The different research projects are included in programs in Oncology, Cardiology, Neurosciences, General Surgery, Maxillofacial Surgery, Traumatology and Anesthesiology, and are carried out in the group's hospitals, polyclinics and comprehensive centers.

The Fundación de Investigación HM Hospitales and the HM Hospitales Group have signed agreements with different companies that control research chairs: Klockner C. of Implantology; Sanyres C. in Personalized Geriatrics; C. Siemens Healthineers in Pet-Rm; C. Artificial Intelligence in Health; C. in Applied Neurokinematics; Novo Nordisk C. in Pharmacoeconomics of Obesity and Cardiovascular Risk; C. in Evolutionary Otoacoustics Research and Paleoanthropology; C. in Sports Traumatology; and chair in Efficiency-based Medicine.

Since 2021, the Fundación de Investigación HM Hospitales has been organizing the Doctor Juan Abarca International Award for Medical Sciences, known as Abarca Prize, which recognizes research work and the impact of medical-scientific advances and innovations through a biomedical finding of worldwide relevance.

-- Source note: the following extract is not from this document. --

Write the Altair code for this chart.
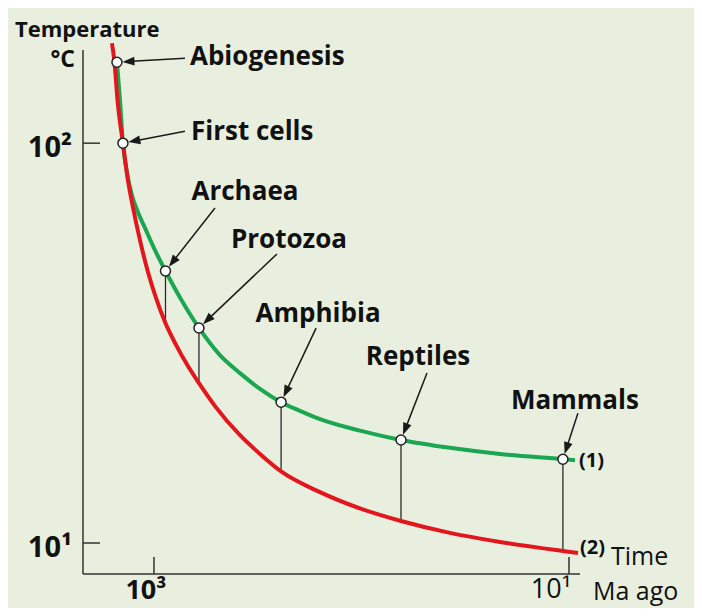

== Corporate organization ==
HM Hospitales is managed by physicians and its shareholders are 100% Spanish. It has more than 6,500 medical and healthcare professionals. The president is Dr Juan Abarca Cidón, the CEO is Alejandro Abarca Cidón and the vice-president is Dr. Elena Abarca Cidón. The last known turnover figure corresponds to 2021 and amounts to 574 million euros.